On Wednesday I decided to spend the night out. It was full moon, and I’d been thinking for some time how much I’d like to sleep at Beauport. I chose the wooded copse on the climb down to Grosse Tête, and wobbled off on my bike at sunset, rucksack on my back and camera bag swinging over the top bar. It was warm, with a gentle south east wind. I made my way down to the rocks, and started taking photos on the platform overlooking Fiquet. I have become obsessed by the shapes and patterns and colours of the eroded granite in particular spots, and the way the fall of the light creates differing sculptural forms at different times.
At some point the glow of the western sky faded enough for a moon shadow to appear, and I set off across the slippery boulders of Fiquet (recently vacated by the high tide) to my favourite formation of smoothed, bony ribs of granite.

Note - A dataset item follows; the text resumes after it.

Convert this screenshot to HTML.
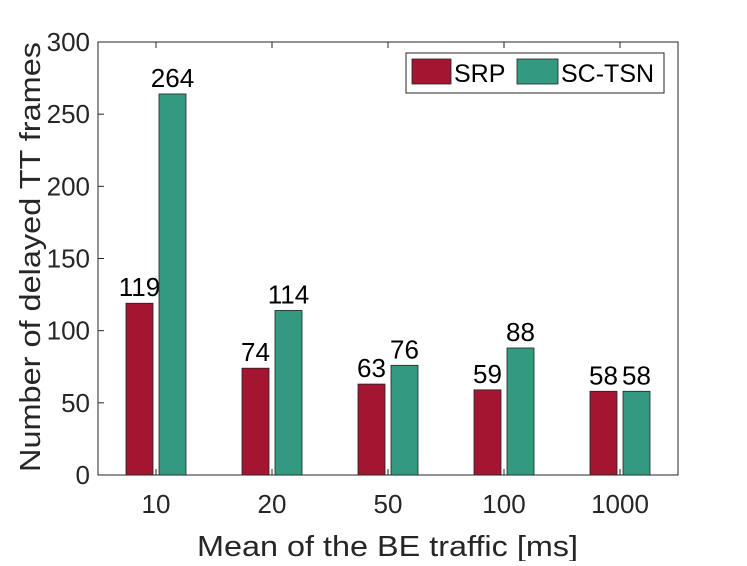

The moonlight caught them beautifully.
Nearby was another collection of granite forms that had never previously caught my attention, but in the soft, slanting moonlight they had an unexpectedly sensuous beauty.
Heading back to my sleeping spot the moon was now high in the sky, and shining brightly off the sea.

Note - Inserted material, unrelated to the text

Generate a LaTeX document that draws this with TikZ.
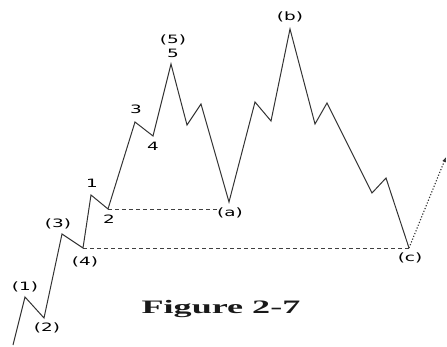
\documentclass[tikz,border=0pt]{standalone}
\usepackage{fontspec}
\setmainfont{Liberation Serif}
\setsansfont{DejaVu Sans}
\usetikzlibrary{arrows.meta}
\begin{document}
\begin{tikzpicture}[x=1pt,y=-1pt,
  wave/.style={draw=black!80,line width=1pt,line join=miter},
  guide/.style={draw=black!75,line width=0.9pt,dash pattern=on 4pt off 3pt},
  proj/.style={draw=black!80,line width=1.1pt,dash pattern=on 1.2pt off 1.8pt,-{Latex[length=5pt,width=4pt]}},
  lbl/.style={font=\sffamily\fontsize{11.5}{12}\selectfont,text=black,xscale=1.6,inner sep=0pt},
  figcaption/.style={font=\rmfamily\bfseries\fontsize{19}{20}\selectfont,text=black!90,xscale=1.9,inner sep=0pt}]
\useasboundingbox (0,0) rectangle (447,347);
\coordinate (s) at (13,345);
\coordinate (w1) at (25,297);
\coordinate (w2) at (44,318);
\coordinate (w3) at (62,234);
\coordinate (w4) at (83,248);
\coordinate (i1) at (91,195);
\coordinate (i2) at (108,209);
\coordinate (i3) at (135,122);
\coordinate (i4) at (153,136);
\coordinate (w5) at (171,64);
\coordinate (a1) at (187,125);
\coordinate (a2) at (201,104);
\coordinate (wa) at (229,202);
\coordinate (b1) at (255,102);
\coordinate (b2) at (271,121);
\coordinate (wb) at (290,29);
\coordinate (c1) at (315,124);
\coordinate (c2) at (327,103);
\coordinate (c3) at (372,193);
\coordinate (c4) at (386,178);
\coordinate (wc) at (409,248);
\coordinate (tip) at (446,157);
\draw[wave] (s) -- (w1) -- (w2) -- (w3) -- (w4) -- (i1) -- (i2) -- (i3) -- (i4) -- (w5)
  -- (a1) -- (a2) -- (wa) -- (b1) -- (b2) -- (wb) -- (c1) -- (c2) -- (c3) -- (c4) -- (wc);
\draw[proj] (wc) -- (tip);
\node[lbl] (l1) at (25,287) {(1)};
\node[lbl] (l2) at (47,328) {(2)};
\node[lbl] (l3) at (58,224) {(3)};
\node[lbl] (l4) at (85,262) {(4)};
\node[lbl] (m1) at (92,183) {1};
\node[lbl] (m2) at (109,219) {2};
\node[lbl] (m3) at (136,109) {3};
\node[lbl] (m4) at (153,146) {4};
\node[lbl] (m5) at (173,53) {5};
\node[lbl] (l5) at (173,40) {(5)};
\node[lbl] (la) at (230,213) {(a)};
\node[lbl] (lb) at (290,17) {(b)};
\node[lbl] (lc) at (410,258) {(c)};
\draw[guide] (i2) -- (i2 -| la.west);
\draw[guide] (w4) -- (wc);
\node[figcaption] (fig) at (221,309) {Figure 2-7};
\end{tikzpicture}
\end{document}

Underneath the Holm oaks I bedded down, as the moonlight shone through the dendritic patterns of the canopy.
I found a reasonably level spot with thick leaf litter and snuggled into an old sleeping bag that I used to use when I was a kid. Around me there were strange little rustlings – probably just little gusts of breeze disturbing the dry leaves, but perhaps the odd rodent ferreting around. It took me an age to get to sleep, but I didn’t much mind. Nights like this are to be treasured.
After restless sleep I woke at quarter to five and rose quickly. Climbing up onto the cliff top, I wanted to make sure I caught the light of dawn. I wasn’t disappointed.
High clouds reflected the sun before it rose above the horizon, and put on a beautiful show, the quality of the light changing quickly. For a few minutes the whole landscape was bathed in a soft, purple glow.
Birdsong serenaded the dawn. And then within a couple of minutes the colour faded to be replaced by the shadowless light that precedes sunrise. I headed back down to Grosse Tête.
Along the cliff face I photographed stained sections of granite, captivated again by the sculptural forms.
Around at Fiquet with the tide very high I decided on a swim. No swimming trunks with me, so I skinny dipped briefly in the chill water, floating above the rocks I had photographed during the night, and using my tee shirt to dry off.
By now the sun was up, and the magic of early morning gone. I headed back to collect my stuff, taking one last photo of the high tide around the rocks of Grosse Tête, feeling suddenly very tired.